The man screams in horror, "Amputate!! Absolutely not! I want a second opinion" .

The doctor replies: "Well, it's your choice . Go ahead if you want, but surgery is your only choice" .

The next day, the man seeks out a Chinese doctor, figuring that he'll know more about the disease . The Chinese doctor examines his penis and proclaims: "Ah, yes, Mongolian VD . Vely lare disease" .

The guy says to the doctor: "Yeah, yeah, I already know that, but what we can do? My American doctor wants to operate and amputate my penis!"

The Chinese doctor shakes his head and laughs: "Stupid Amelican docta, always want to opelate . Make more money that way . No need to opelate!"

"Oh, Thank God!" the man replies .

"Yes", says the Chinese doctor, "You no worry! Wait two weeks, fall off by itself!

You save lotta money . "

Cheers

Billy 8-{) :D
Billy T (70)
601304 2007-10-18 00:54:00 Helen Clark was out jogging one morning along a walkway when she tripped, fell over the bridge railing and landed in the creek below.
Before the NZ Special Protection Service could get to her, three kids who were fishing pulled her out of the water. She was so grateful she offered the kids whatever they wanted.
The first kid said "I want to go to Disneyland".
Helen said "No problem, I'll get you there on a NZ Air Force plane"
The second kid said, "I want a new pair of Jonah LOMU Adidas Rugby boots."
Helen said, "I'll get them for you and even get our Jonah sign them!"
The third kid said, "I want a motorised wheelchair with a built in TV and stereo headset!"
Helen was a little perplexed by this and said, "But you don't look like you're handicapped."
The kid said, "I will be after my dad finds out I saved you from drowning."
Cicero (40)
601305 2007-10-18 01:18:00 Helen Clark was out jogging one morning along a walkway when she tripped, fell over the bridge railing and landed in the creek below.
Before the NZ Special Protection Service could get to her, three kids who were fishing pulled her out of the water.

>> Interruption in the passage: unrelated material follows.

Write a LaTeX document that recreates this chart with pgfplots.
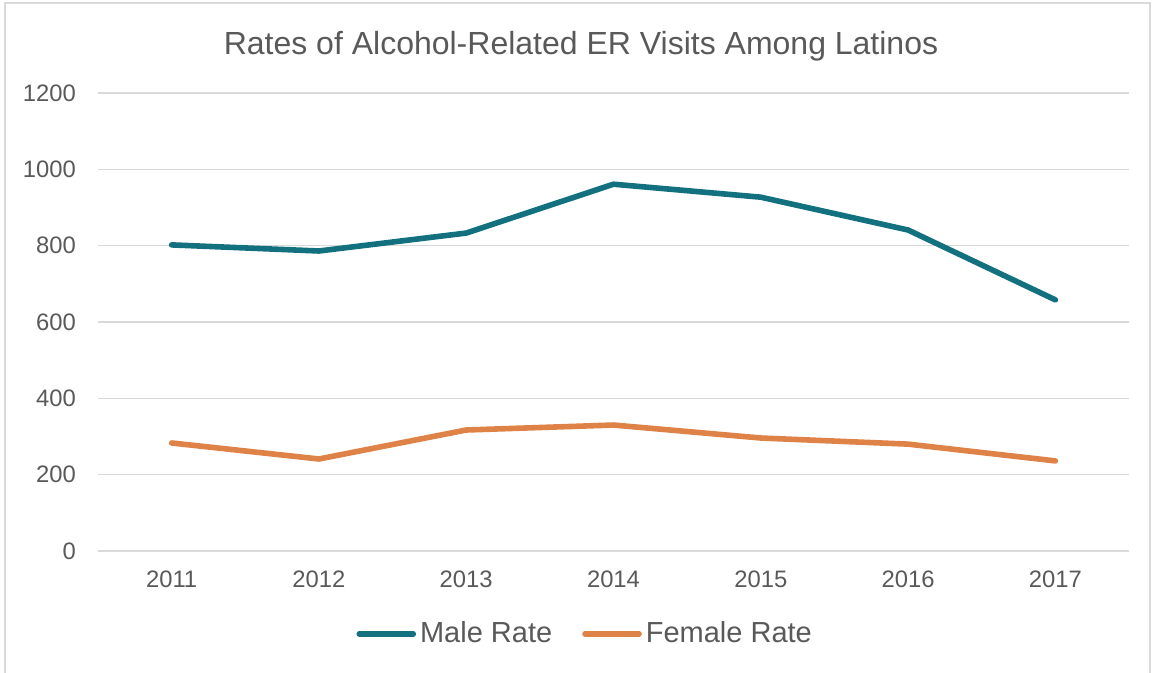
\documentclass[border=0pt]{standalone}
\usepackage{fontspec}
\setmainfont{Liberation Sans}
\usepackage{pgfplots}
\pgfplotsset{compat=1.18}
\definecolor{maleC}{HTML}{13707E}
\definecolor{femaleC}{HTML}{DF8247}
\definecolor{txt}{HTML}{595959}
\definecolor{gridC}{HTML}{D9D9D9}
\begin{document}
\begin{tikzpicture}
\useasboundingbox (0,0) rectangle (576.5pt,336.5pt);
\draw[gridC, line width=0.9pt] (2.5pt,0pt) -- (2.5pt,335pt) -- (575pt,335pt) -- (575pt,0pt);
\node[txt, font=\fontsize{16}{19}\selectfont] at (290.5pt,313.5pt) {Rates of Alcohol-Related ER Visits Among Latinos};
\begin{axis}[
  at={(49pt,61pt)}, anchor=south west,
  scale only axis, width=515.5pt, height=229pt,
  xmin=-0.5, xmax=6.5, ymin=0, ymax=1200,
  xtick={0,1,2,3,4,5,6},
  xticklabels={2011,2012,2013,2014,2015,2016,2017},
  ytick={0,200,400,600,800,1000,1200},
  major tick length=0pt,
  axis line style={draw=none},
  ymajorgrids, grid style={gridC, line width=0.75pt},
  tick label style={txt, font=\fontsize{11.9}{14}\selectfont},
  /pgf/number format/assume math mode=true,
  /pgf/number format/1000 sep={},
  y tick label style={xshift=-7.5pt},
  x tick label style={yshift=-6.5pt},
  legend style={at={(0.4735,-0.181)}, anchor=center, draw=none, fill=none,
    legend columns=2, font=\fontsize{14.5}{17}\selectfont, text=txt,
    /tikz/every even column/.append style={column sep=13pt},
    inner sep=0pt},
  legend image code/.code={\draw[#1, line cap=round] (0pt,0pt) -- (27pt,0pt);},
  clip=false,
]
\addplot[maleC, line width=2.8pt, line cap=round, line join=round] coordinates {
 (0,802) (1,786) (2,833) (3,961) (4,927) (5,841) (6,658)};
\addlegendentry{Male Rate}
\addplot[femaleC, line width=2.8pt, line cap=round, line join=round] coordinates {
 (0,283) (1,241) (2,317) (3,330) (4,296) (5,280) (6,236)};
\addlegendentry{Female Rate}
\end{axis}
\end{tikzpicture}
\end{document}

She was so grateful she offered the kids whatever they wanted.
The first kid said "I want to go to Disneyland".
Helen said "No problem, I'll get you there on a NZ Air Force plane"
The second kid said, "I want a new pair of Jonah LOMU Adidas Rugby boots."
Helen said, "I'll get them for you and even get our Jonah sign them!"
The third kid said, "I want a motorised wheelchair with a built in TV and stereo headset!"
Helen was a little perplexed by this and said, "But you don't look like you're handicapped."
The kid said, "I will be after my dad finds out I saved you from drowning."